What do I do with this patience and love? My hands are tired of waiting, so I cannot do much but write. I sit here, at forty-seven minutes past midnight, and begin typing this sentence as the glass of wine quivers and clinks softly in the silent apartment. Some jazz has been playing for so long it has almost faded in the background like a neighbour who never learns to keep quiet, despite your knocking on their door at the oddest of hours and politely asking them to keep it down. Eventually, the mind adapts. It is a powerful thing—this mind—but also debilitating.

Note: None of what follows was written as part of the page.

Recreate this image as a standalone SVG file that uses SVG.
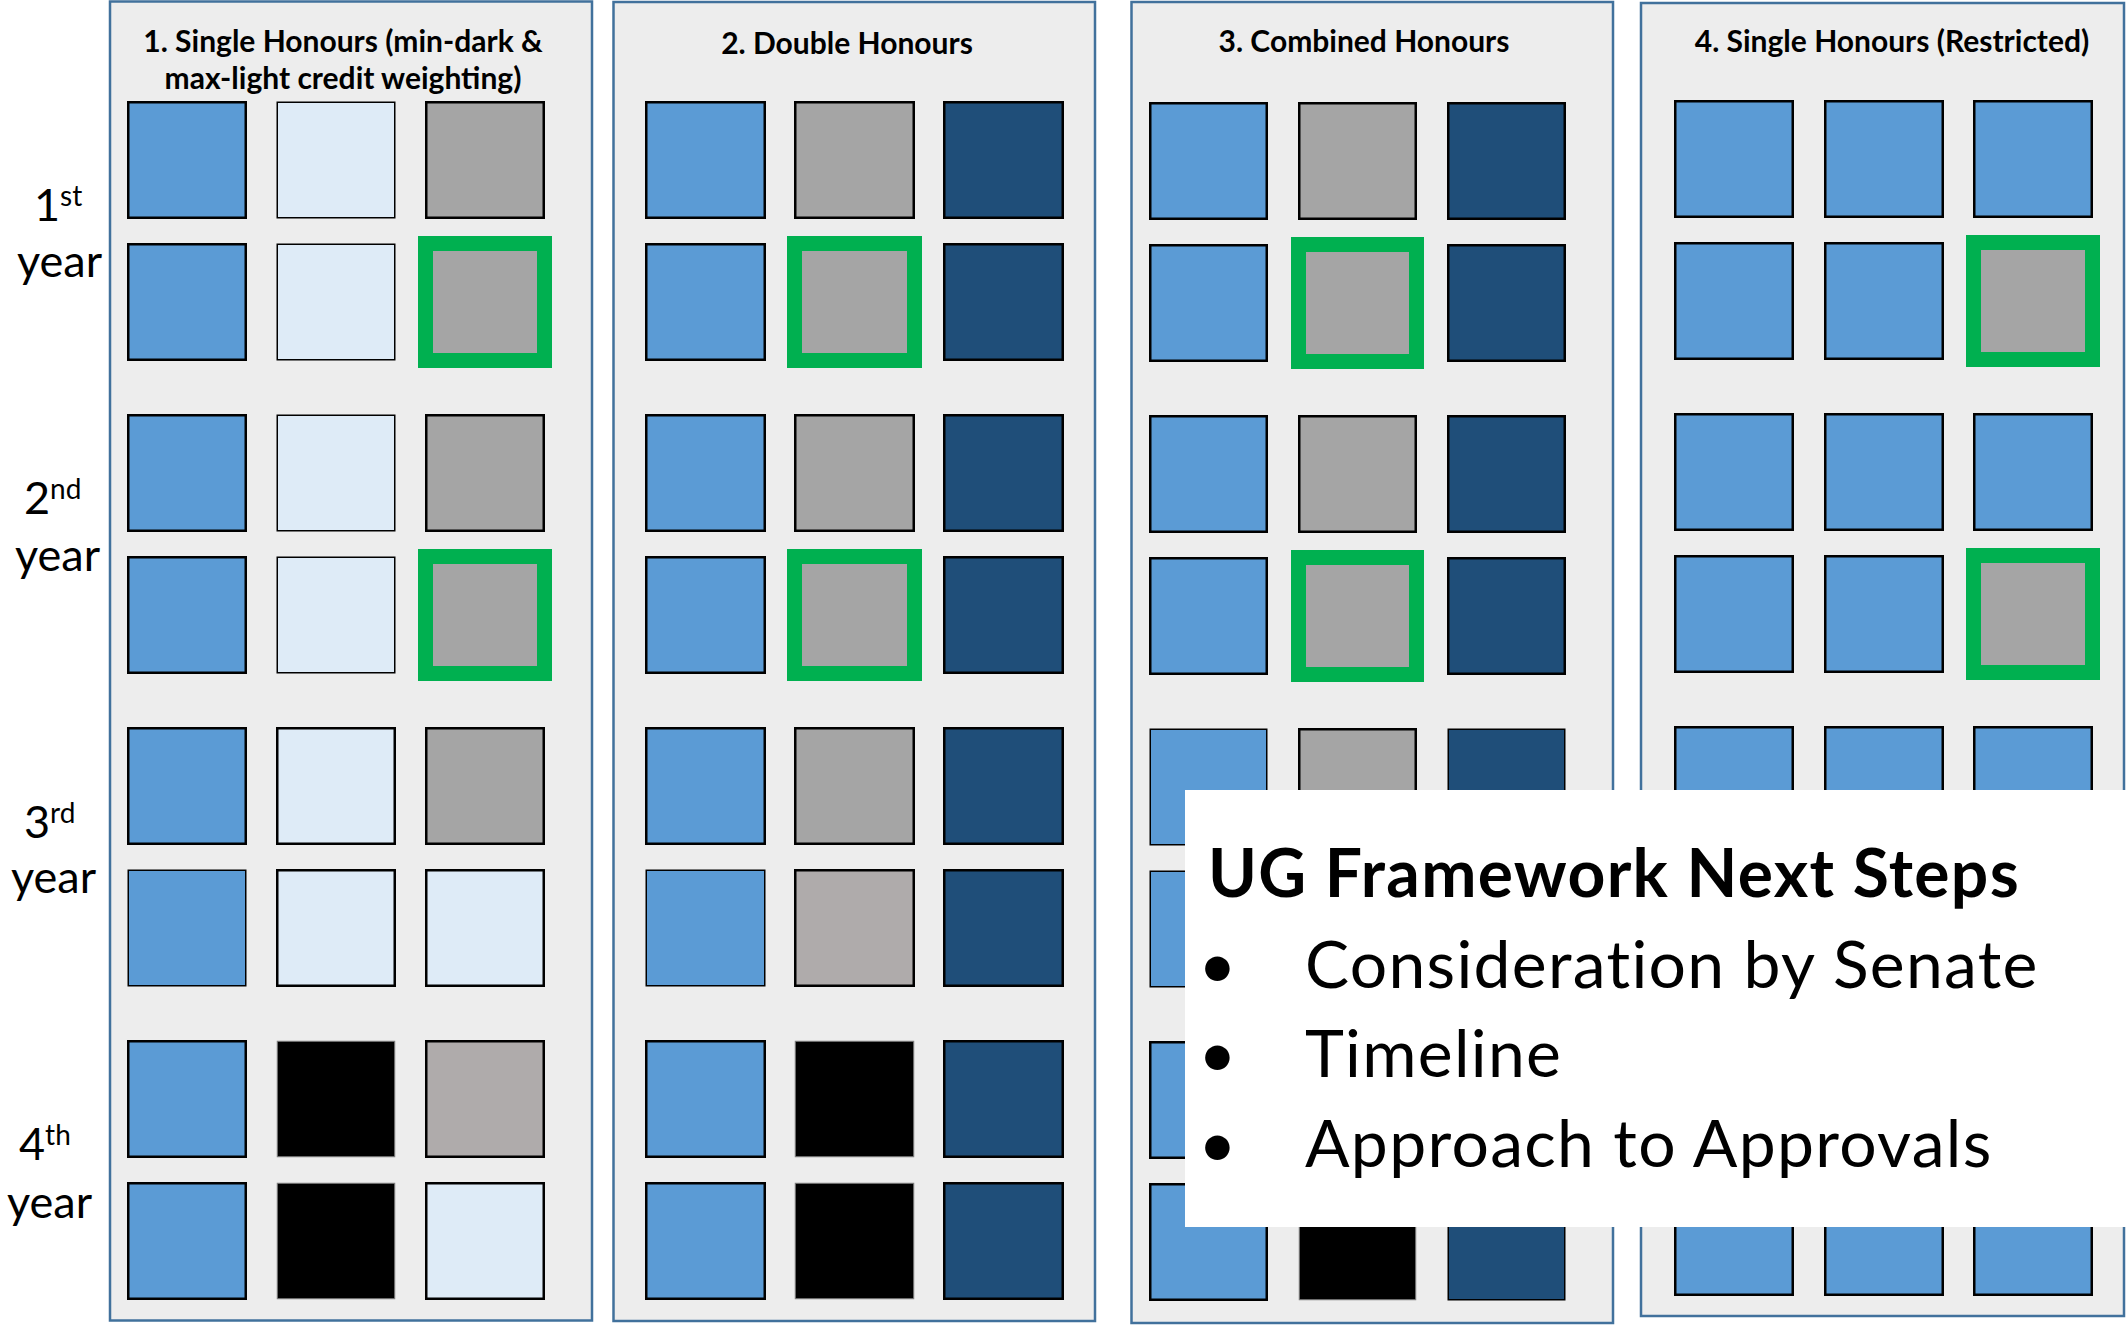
<svg xmlns="http://www.w3.org/2000/svg" width="2126" height="1326" viewBox="0 0 2126 1326">
  <style>
    .panel { fill: #EDEDED; stroke: #41719C; stroke-width: 2.5; }
    .sq { stroke: #000000; stroke-width: 2.5; }
    .thin { stroke-width: 1.5; }
    .blue { fill: #5B9BD5; }
    .light { fill: #DEEBF7; }
    .grey { fill: #A5A5A5; }
    .warm { fill: #AFABAB; }
    .navy { fill: #1F4E79; }
    .black { fill: #000000; stroke: #7F7F7F; stroke-width: 1; }
    .hl { fill: #A5A5A5; stroke: #00B050; stroke-width: 15; }
    .title { font-family: Lato, "Liberation Sans", sans-serif; font-weight: bold; font-size: 30px; fill: #000; text-anchor: middle; }
    .yr { font-family: Lato, "Liberation Sans", sans-serif; font-size: 45px; fill: #000; }
    .sup { font-size: 28px; }
    .big { font-family: Lato, "Liberation Sans", sans-serif; font-size: 66px; letter-spacing: 1.3px; fill: #000; }
  </style>

  <rect width="2126" height="1326" fill="#FFFFFF"/>

  <!-- year labels down the left margin -->
  <g id="year-labels">
    <text class="yr" x="34" y="221">1<tspan class="sup" dy="-15">st</tspan></text>
    <text class="yr" x="17" y="277">year</text>
    <text class="yr" x="24" y="514">2<tspan class="sup" dy="-15">nd</tspan></text>
    <text class="yr" x="15" y="571">year</text>
    <text class="yr" x="24" y="838">3<tspan class="sup" dy="-15">rd</tspan></text>
    <text class="yr" x="11" y="893">year</text>
    <text class="yr" x="19" y="1160">4<tspan class="sup" dy="-15">th</tspan></text>
    <text class="yr" x="7" y="1218">year</text>
  </g>

  <!-- 1. Single Honours (min-dark & max-light) -->
  <g id="panel-1">
    <rect class="panel" x="110" y="1.5" width="482" height="1319"/>
    <text class="title" x="343" y="52">1. Single Honours (min-dark &amp;</text>
    <text class="title" x="343" y="89">max-light credit weighting)</text>
    <g transform="translate(127,101)">
      <rect class="sq blue" x="1.25" y="1.25" width="117.5" height="115.5"/>
      <rect class="sq light thin" x="150.25" y="1.25" width="117.5" height="115.5"/>
      <rect class="sq grey" x="299.25" y="1.25" width="117.5" height="115.5"/>
      <rect class="sq blue" x="1.25" y="143.25" width="117.5" height="115.5"/>
      <rect class="sq light thin" x="150.25" y="143.25" width="117.5" height="115.5"/>
      <rect class="hl" x="298.5" y="142.5" width="119" height="117"/>

      <rect class="sq blue" x="1.25" y="314.25" width="117.5" height="115.5"/>
      <rect class="sq light thin" x="150.25" y="314.25" width="117.5" height="115.5"/>
      <rect class="sq grey" x="299.25" y="314.25" width="117.5" height="115.5"/>
      <rect class="sq blue" x="1.25" y="456.25" width="117.5" height="115.5"/>
      <rect class="sq light thin" x="150.25" y="456.25" width="117.5" height="115.5"/>
      <rect class="hl" x="298.5" y="455.5" width="119" height="117"/>

      <rect class="sq blue" x="1.25" y="627.25" width="117.5" height="115.5"/>
      <rect class="sq light" x="150.25" y="627.25" width="117.5" height="115.5"/>
      <rect class="sq grey" x="299.25" y="627.25" width="117.5" height="115.5"/>
      <rect class="sq blue thin" x="1.25" y="769.25" width="117.5" height="115.5"/>
      <rect class="sq light" x="150.25" y="769.25" width="117.5" height="115.5"/>
      <rect class="sq light" x="299.25" y="769.25" width="117.5" height="115.5"/>

      <rect class="sq blue" x="1.25" y="940.25" width="117.5" height="115.5"/>
      <rect class="black" x="150.25" y="940.25" width="117.5" height="115.5"/>
      <rect class="sq warm" x="299.25" y="940.25" width="117.5" height="115.5"/>
      <rect class="sq blue" x="1.25" y="1082.25" width="117.5" height="115.5"/>
      <rect class="black" x="150.25" y="1082.25" width="117.5" height="115.5"/>
      <rect class="sq light" x="299.25" y="1082.25" width="117.5" height="115.5"/>
    </g>
  </g>

  <!-- 2. Double Honours -->
  <g id="panel-2">
    <rect class="panel" x="613.5" y="2" width="481.5" height="1319"/>
    <text class="title" x="847" y="54">2. Double Honours</text>
    <g transform="translate(645,101)">
      <rect class="sq blue" x="1.25" y="1.25" width="118.5" height="115.5"/>
      <rect class="sq grey" x="150.25" y="1.25" width="118.5" height="115.5"/>
      <rect class="sq navy" x="299.25" y="1.25" width="118.5" height="115.5"/>
      <rect class="sq blue" x="1.25" y="143.25" width="118.5" height="115.5"/>
      <rect class="hl" x="149.5" y="142.5" width="120" height="117"/>
      <rect class="sq navy" x="299.25" y="143.25" width="118.5" height="115.5"/>

      <rect class="sq blue" x="1.25" y="314.25" width="118.5" height="115.5"/>
      <rect class="sq grey" x="150.25" y="314.25" width="118.5" height="115.5"/>
      <rect class="sq navy" x="299.25" y="314.25" width="118.5" height="115.5"/>
      <rect class="sq blue" x="1.25" y="456.25" width="118.5" height="115.5"/>
      <rect class="hl" x="149.5" y="455.5" width="120" height="117"/>
      <rect class="sq navy" x="299.25" y="456.25" width="118.5" height="115.5"/>

      <rect class="sq blue" x="1.25" y="627.25" width="118.5" height="115.5"/>
      <rect class="sq grey" x="150.25" y="627.25" width="118.5" height="115.5"/>
      <rect class="sq navy" x="299.25" y="627.25" width="118.5" height="115.5"/>
      <rect class="sq blue thin" x="1.25" y="769.25" width="118.5" height="115.5"/>
      <rect class="sq warm" x="150.25" y="769.25" width="118.5" height="115.5"/>
      <rect class="sq navy" x="299.25" y="769.25" width="118.5" height="115.5"/>

      <rect class="sq blue" x="1.25" y="940.25" width="118.5" height="115.5"/>
      <rect class="black" x="150.25" y="940.25" width="118.5" height="115.5"/>
      <rect class="sq navy" x="299.25" y="940.25" width="118.5" height="115.5"/>
      <rect class="sq blue" x="1.25" y="1082.25" width="118.5" height="115.5"/>
      <rect class="black" x="150.25" y="1082.25" width="118.5" height="115.5"/>
      <rect class="sq navy" x="299.25" y="1082.25" width="118.5" height="115.5"/>
    </g>
  </g>

  <!-- 3. Combined Honours -->
  <g id="panel-3">
    <rect class="panel" x="1131.5" y="2" width="481.5" height="1321"/>
    <text class="title" x="1364" y="52">3. Combined Honours</text>
    <g transform="translate(1149,102)">
      <rect class="sq blue" x="1.25" y="1.25" width="116.5" height="115.5"/>
      <rect class="sq grey" x="150.25" y="1.25" width="116.5" height="115.5"/>
      <rect class="sq navy" x="299.25" y="1.25" width="116.5" height="115.5"/>
      <rect class="sq blue" x="1.25" y="143.25" width="116.5" height="115.5"/>
      <rect class="hl" x="149.5" y="142.5" width="118" height="117"/>
      <rect class="sq navy" x="299.25" y="143.25" width="116.5" height="115.5"/>

      <rect class="sq blue" x="1.25" y="314.25" width="116.5" height="115.5"/>
      <rect class="sq grey" x="150.25" y="314.25" width="116.5" height="115.5"/>
      <rect class="sq navy" x="299.25" y="314.25" width="116.5" height="115.5"/>
      <rect class="sq blue" x="1.25" y="456.25" width="116.5" height="115.5"/>
      <rect class="hl" x="149.5" y="455.5" width="118" height="117"/>
      <rect class="sq navy" x="299.25" y="456.25" width="116.5" height="115.5"/>

      <rect class="sq blue thin" x="1.25" y="627.25" width="116.5" height="115.5"/>
      <rect class="sq grey" x="150.25" y="627.25" width="116.5" height="115.5"/>
      <rect class="sq navy thin" x="299.25" y="627.25" width="116.5" height="115.5"/>
      <rect class="sq blue thin" x="1.25" y="769.25" width="116.5" height="115.5"/>
      <rect class="sq grey" x="150.25" y="769.25" width="116.5" height="115.5"/>
      <rect class="sq navy" x="299.25" y="769.25" width="116.5" height="115.5"/>

      <rect class="sq blue" x="1.25" y="940.25" width="116.5" height="115.5"/>
      <rect class="black" x="150.25" y="940.25" width="116.5" height="115.5"/>
      <rect class="sq navy" x="299.25" y="940.25" width="116.5" height="115.5"/>
      <rect class="sq blue" x="1.25" y="1082.25" width="116.5" height="115.5"/>
      <rect class="black" x="150.25" y="1082.25" width="116.5" height="115.5"/>
      <rect class="sq navy thin" x="299.25" y="1082.25" width="116.5" height="115.5"/>
    </g>
  </g>

  <!-- 4. Single Honours (Restricted) -->
  <g id="panel-4">
    <rect class="panel" x="1641" y="3" width="483" height="1313"/>
    <text class="title" x="1892" y="52">4. Single Honours (Restricted)</text>
    <g transform="translate(1674,100)">
      <rect class="sq blue" x="1.25" y="1.25" width="117.5" height="115.5"/>
      <rect class="sq blue" x="151.25" y="1.25" width="117.5" height="115.5"/>
      <rect class="sq blue" x="300.25" y="1.25" width="117.5" height="115.5"/>
      <rect class="sq blue" x="1.25" y="143.25" width="117.5" height="115.5"/>
      <rect class="sq blue" x="151.25" y="143.25" width="117.5" height="115.5"/>
      <rect class="hl" x="299.5" y="142.5" width="119" height="117"/>

      <rect class="sq blue" x="1.25" y="314.25" width="117.5" height="115.5"/>
      <rect class="sq blue" x="151.25" y="314.25" width="117.5" height="115.5"/>
      <rect class="sq blue" x="300.25" y="314.25" width="117.5" height="115.5"/>
      <rect class="sq blue" x="1.25" y="456.25" width="117.5" height="115.5"/>
      <rect class="sq blue" x="151.25" y="456.25" width="117.5" height="115.5"/>
      <rect class="hl" x="299.5" y="455.5" width="119" height="117"/>

      <rect class="sq blue" x="1.25" y="627.25" width="117.5" height="115.5"/>
      <rect class="sq blue" x="151.25" y="627.25" width="117.5" height="115.5"/>
      <rect class="sq blue" x="300.25" y="627.25" width="117.5" height="115.5"/>
      <rect class="sq blue" x="1.25" y="769.25" width="117.5" height="115.5"/>
      <rect class="sq blue" x="151.25" y="769.25" width="117.5" height="115.5"/>
      <rect class="sq blue" x="300.25" y="769.25" width="117.5" height="115.5"/>

      <rect class="sq blue" x="1.25" y="940.25" width="117.5" height="115.5"/>
      <rect class="sq blue" x="151.25" y="940.25" width="117.5" height="115.5"/>
      <rect class="sq blue" x="300.25" y="940.25" width="117.5" height="115.5"/>
      <rect class="sq blue" x="1.25" y="1079.25" width="117.5" height="115.5"/>
      <rect class="sq blue" x="151.25" y="1079.25" width="117.5" height="115.5"/>
      <rect class="sq blue" x="300.25" y="1079.25" width="117.5" height="115.5"/>
    </g>
  </g>

  <!-- next-steps call-out laid over the lower right -->
  <g id="next-steps">
    <rect x="1185" y="790" width="941" height="437" fill="#FFFFFF"/>
    <text class="big" x="1208" y="897" font-weight="bold">UG Framework Next Steps</text>
    <text class="big" x="1218" y="988" text-anchor="middle">•</text>
    <text class="big" x="1305" y="988">Consideration by Senate</text>
    <text class="big" x="1218" y="1077" text-anchor="middle">•</text>
    <text class="big" x="1305" y="1077">Timeline</text>
    <text class="big" x="1218" y="1167" text-anchor="middle">•</text>
    <text class="big" x="1305" y="1167">Approach to Approvals</text>
  </g>
</svg>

My mind has gotten used to this silence: of braving it by myself, of little things in a day I tell no one about, of walks with nobody, and of cups of coffee that I cannot remember. Memory requires retelling. Some things are so insignificant you dare not mention them to friends and family lest they give you a glance of disapproval. But my life is chock full of the ordinary, and I have begun to forget most of it!
I do not overestimate my intelligence, but I know I am still a somewhat smart man, so lying to myself is rarely easy. When I look at this love I have within me, all this stray emotion, I do not know what to do with it now. When you have guests over, you often overestimate the amount of food, so there is always something left. And what if the guests fail to arrive? What do you do with the excess? On the question of love, my situation is the same. It is a good life. There is so much to share, so much to do with someone else, like an itinerary for a trip you could never make that lives in a torn notebook or, often, as regret. That is how things have begun to feel, and there is little I can do or say about it that would change things as they stand.
For all my fortune, I have not had much luck in matters of love, and all of it remains on the table in some coffee shop, like a deal gone wrong where I talked too much or not enough, where I did not know what to say at the right moment or manner. So much love has gone to waste, like a gift you could never give to someone. It remains in a cardboard box deep in the attic of my heart, taped carefully.
You cannot read the label under all that dust.